2022年5月18日水曜日

国交省/遠隔臨場で建築工事完了・中間検査、申請・審査者双方の指針整備

 国土交通省は建築工事の完了検査・中間検査で、遠隔臨場を可能とする運用指針を整備する。申請側の工事監理者や施工管理者と、審査側の建築主事や指定確認検査機関の両方を対象にデジタル技術を活用した遠隔臨場を許容する判断基準を設ける。申請側の立ち会いの遠隔化は小規模物件に適用を限定する形で運用指針を策定済み。審査側の遠隔検査手法の検討をこれから本格化し、2023年度の実証実験を経て適用を目指す。
 完了検査や中間検査は通常、申請側と審査側の担当者が現地で立ち会って行われる。そもそも建築基準法は現地での立ち会いを規定していないが、指針整備を通じて遠隔臨場の実施手法や適用範囲、留意事項を明確化することで活用を後押しする。住宅関係業界からの要望も踏まえた対応で、現場担当者の移動時間や負担を減らし建築生産の効率化や働き方改革につながると期待されている。
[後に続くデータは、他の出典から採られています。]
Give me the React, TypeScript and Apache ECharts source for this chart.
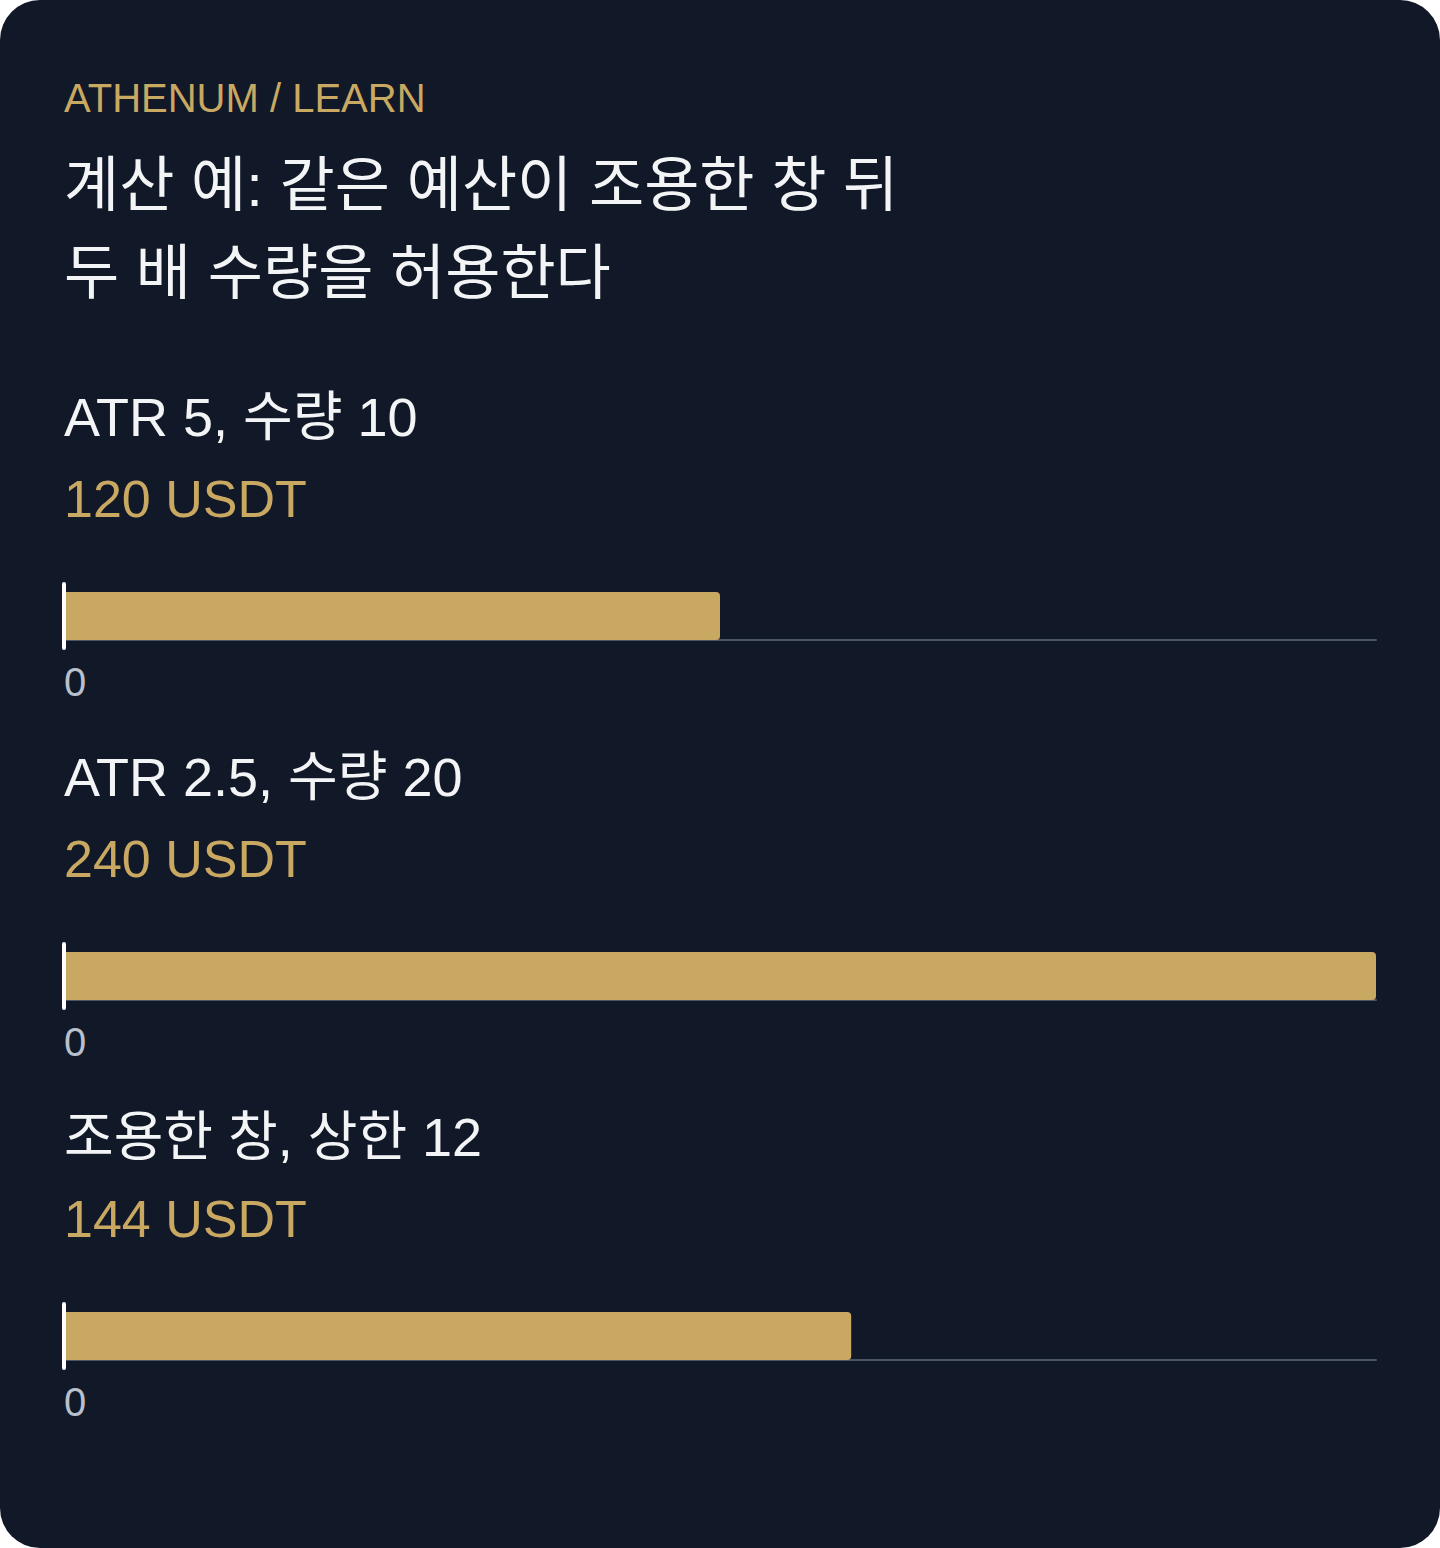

 申請側の運用指針は建設・住宅関係団体や各都道府県に9日付で通知した。審査側は現地で通常通りの検査業務に当たり、申請側はICT機器による映像を介して遠隔で立ち会う。遠隔臨場の準備・運営などを担う「補助者」を申請側で用意することが要件。新築する小規模な一戸建て住宅や共同住宅の完了検査を適用対象としているが、適正な検査実施を前提に審査側で個別に実施可否を判断してもらう方針だ。
 小規模物件の工事監理者や施工管理者は複数現場を掛け持ちする場合が多く、検査時の遠隔臨場に一定のニーズがあることが背景にある。一方、大規模物件は検査内容が複雑になるため審査側の人員が多く1日で終わらないケースもある。現状の運用指針ではむしろ非効率になる可能性があり、実際の適用物件は限定的になる見込みだ。
 審査側の遠隔臨場は、現地の補助員に指示を出しながら現場での測定や映像による確認、設備などの動作確認などを行う方向で検討する。検査の見落としがあれば居住者や周辺住民に被害が及ぶなど懸念も指摘されており、多くの課題を考慮しながら適用範囲や効率的な実施手法を見極める。
 23年度に予定する遠隔検査手法の実証実験で、まずは小規模物件から有効性を探る。難易度が増す大規模物件や複雑な敷地形状の物件にも少しずつ実証対象を広げながら適用可能性を検証していく道筋を描く。